All existing antidepressants work on the same premise by increasing the brain levels of serotonin and/or norepinephrine—neurotransmitters that act as messenger molecules between nerve cells in the brain.
But only about half of people get an adequate response from them, and it typically takes four to eight weeks or longer for someone to start feeling better. That’s far too long if someone is suicidal.
Suicidal depression is a staggering public health issue: Only two forms of cancer have a higher death rate.
So we’re studying a medication that works more quickly—in some people, within hours. It seems to block the activity of the receptors on a molecule called glutamate, the brain’s most prevalent neurotransmitter. It could be administered in a nasal spray, making it convenient to use.
We have received a breakthrough designation from the FDA for its potential use in people with treatment-resistant depression and in those who are suicidal. The designation means that the FDA will expedite the drug’s development and review.
We’re very excited about this because we have the potential to save lives. There are at least 41,000 deaths every year in the U.S. from suicide, many of which result from untreated or poorly treated depression. Suicidal depression is a staggering public health issue: Only two forms of cancer have a higher death rate.
Your team is also investigating a second drug for depression. How does that one work?
It’s a medication that blocks a key inflammatory protein called interleukin 6 (IL-6).
There are a number of studies that support the idea that depression is an inflammatory disorder, so we’re giving IL-6 antibodies to depressed patients—half of whom have clear signs of inflammation in their blood, and half who don’t. We should have results later this year.

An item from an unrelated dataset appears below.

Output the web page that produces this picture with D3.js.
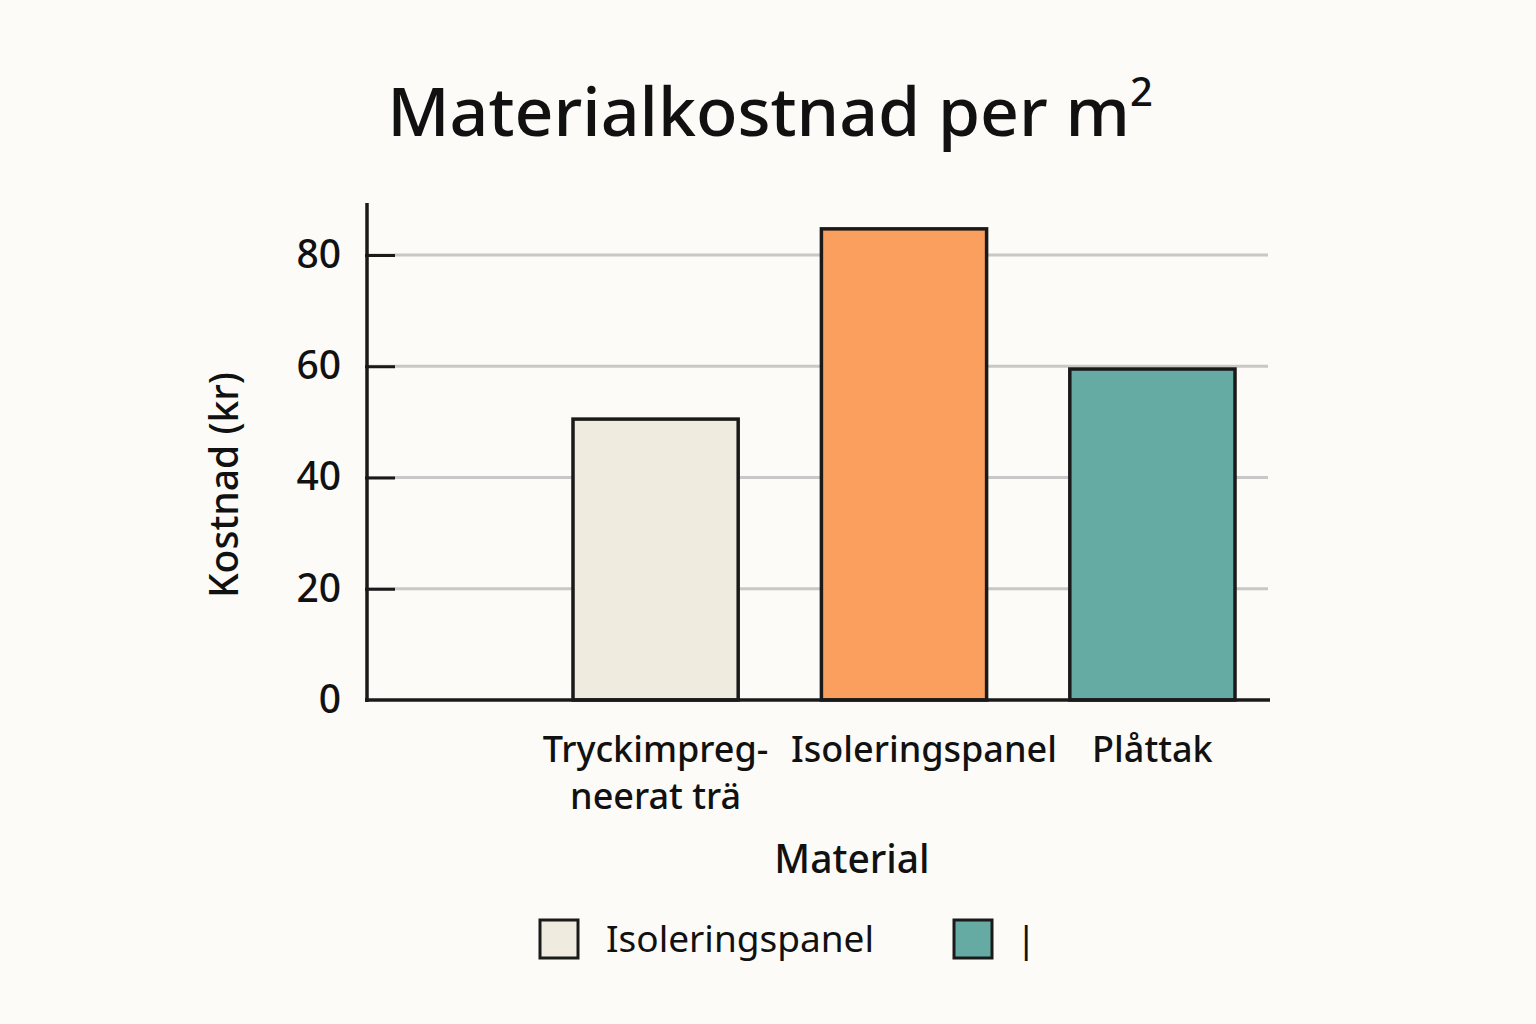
<!DOCTYPE html>
<html lang="en">
<head>
<meta charset="utf-8">
<title>Materialkostnad</title>
<script src="https://cdn.jsdelivr.net/npm/d3@7"></script>
<style>
  body { margin: 0; background: #fcfbf7; }
  text { font-family: "Noto Sans", "DejaVu Sans", sans-serif; fill: #111; font-weight: 500; }
  .tick text { font-size: 39px; }
</style>
</head>
<body>
<div id="chart"></div>
<script>
// data
var categories = ["Tryckimpregneerat trä", "Isoleringspanel", "Plåttak"];
var labelLines = [["Tryckimpreg-", "neerat trä"], ["Isoleringspanel"], ["Plåttak"]];
var costs = [50.5, 84.7, 59.5];
var colors = ["#efebdf", "#fb9f5e", "#65aba4"];
var yTicks = [0, 20, 40, 60, 80];
var legendItems = [{label: "Isoleringspanel", color: "#efebdf"}, {label: "|", color: "#65aba4"}];

var svg = d3.select("#chart").append("svg")
  .attr("width", 1536).attr("height", 1024)
  .style("background", "#fcfbf7");

var x = d3.scaleBand().domain(categories).range([573, 1235]).paddingInner(0.335).paddingOuter(0);
var y = d3.scaleLinear().domain([0, 80]).range([700, 255]);

// title
var title = svg.append("text").attr("x", 770).attr("y", 136)
  .attr("text-anchor", "middle").style("font-size", "68px");
title.append("tspan").text("Materialkostnad per m");
title.append("tspan").text("2").attr("dy", -30).style("font-size", "40px");

// grid
svg.append("g").selectAll("line").data(yTicks.filter(function(d) { return d > 0; }))
  .enter().append("line")
  .attr("x1", 367).attr("x2", 1268)
  .attr("y1", function(d) { return y(d); }).attr("y2", function(d) { return y(d); })
  .attr("stroke", "#c8c8c8").attr("stroke-width", 3);

// bars
svg.append("g").selectAll("rect").data(costs).enter().append("rect")
  .attr("x", function(d, i) { return x(categories[i]); })
  .attr("width", x.bandwidth())
  .attr("y", function(d) { return y(d); })
  .attr("height", function(d) { return y(0) - y(d); })
  .attr("fill", function(d, i) { return colors[i]; })
  .attr("stroke", "#1a1a1a").attr("stroke-width", 3.5);

// y axis
var yAxis = svg.append("g").attr("transform", "translate(367,0)")
  .call(d3.axisLeft(y).tickValues(yTicks).tickSize(28).tickPadding(10));
yAxis.selectAll(".tick line").attr("stroke", "#1a1a1a").attr("stroke-width", 3)
  .attr("x1", 0).attr("x2", 30).attr("transform", "translate(-2,0)");
yAxis.selectAll(".tick text").attr("x", -26);
yAxis.select(".domain").remove();
yAxis.selectAll(".tick").filter(function(d) { return d === 0; }).select("line").remove();
svg.append("line").attr("x1", 367).attr("x2", 367).attr("y1", 203).attr("y2", 702)
  .attr("stroke", "#1a1a1a").attr("stroke-width", 3.5);
svg.append("line").attr("x1", 365).attr("x2", 1270).attr("y1", 700).attr("y2", 700)
  .attr("stroke", "#1a1a1a").attr("stroke-width", 3.5);

// x labels
svg.append("g").selectAll("text").data(categories).enter().append("text")
  .attr("x", function(d) { return x(d) + x.bandwidth() / 2; })
  .attr("y", 762).attr("text-anchor", "middle").style("font-size", "36px")
  .each(function(d, i) {
    d3.select(this).selectAll("tspan").data(labelLines[i]).enter().append("tspan")
      .attr("x", x(d) + x.bandwidth() / 2 + (i === 1 ? 20 : 0))
      .attr("dy", function(t, j) { return j === 0 ? 0 : 47; })
      .text(function(t) { return t; });
  });

// axis titles
svg.append("text").attr("x", 852).attr("y", 873).attr("text-anchor", "middle")
  .style("font-size", "39px").text("Material");
svg.append("text").attr("transform", "translate(238,485) rotate(-90)")
  .attr("text-anchor", "middle").style("font-size", "39px").text("Kostnad (kr)");

// legend
var lx = [540, 954];
var leg = svg.append("g").selectAll("g").data(legendItems).enter().append("g")
  .attr("transform", function(d, i) { return "translate(" + lx[i] + ",920)"; });
leg.append("rect").attr("width", 38).attr("height", 38)
  .attr("fill", function(d) { return d.color; })
  .attr("stroke", "#1a1a1a").attr("stroke-width", 3);
leg.append("text").attr("x", function(d, i) { return i === 0 ? 66 : 62; }).attr("y", 32)
  .style("font-size", "37px").style("font-weight", 400)
  .text(function(d) { return d.label; });
</script>
</body>
</html>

What are your hopes for the future of neuroscience?
Research in neuroscience has slowed because we haven’t had any big breakthroughs. The same thing happened with cancer research, but then there were one or two breakthroughs, and now you can’t find a pharmaceutical company without an oncology group. We’re hoping to do the same for neuroscience.
Even as an undergrad, I was fascinated by the workings of the brain. Then, in med school, I learned about all of these devastating illnesses and it struck me as shameful that we have people with serious illnesses who, because of the stigma attached, have been marginalized and ostracized.
My hope is that diseases of the mind will someday be viewed like any other illness—no stigma, no shame, just support and sympathy.
My mom suffered from depression, and although she wasn’t incapacitated, I saw how much suffering it can cause. By working to develop new treatments, we’ll encourage more people to seek help.
At the same time, when people learn that depression can be treated effectively, I believe the attitude toward mental illness will change. My hope is that diseases of the mind will someday be viewed like any other illness—no stigma, no shame, just support and sympathy.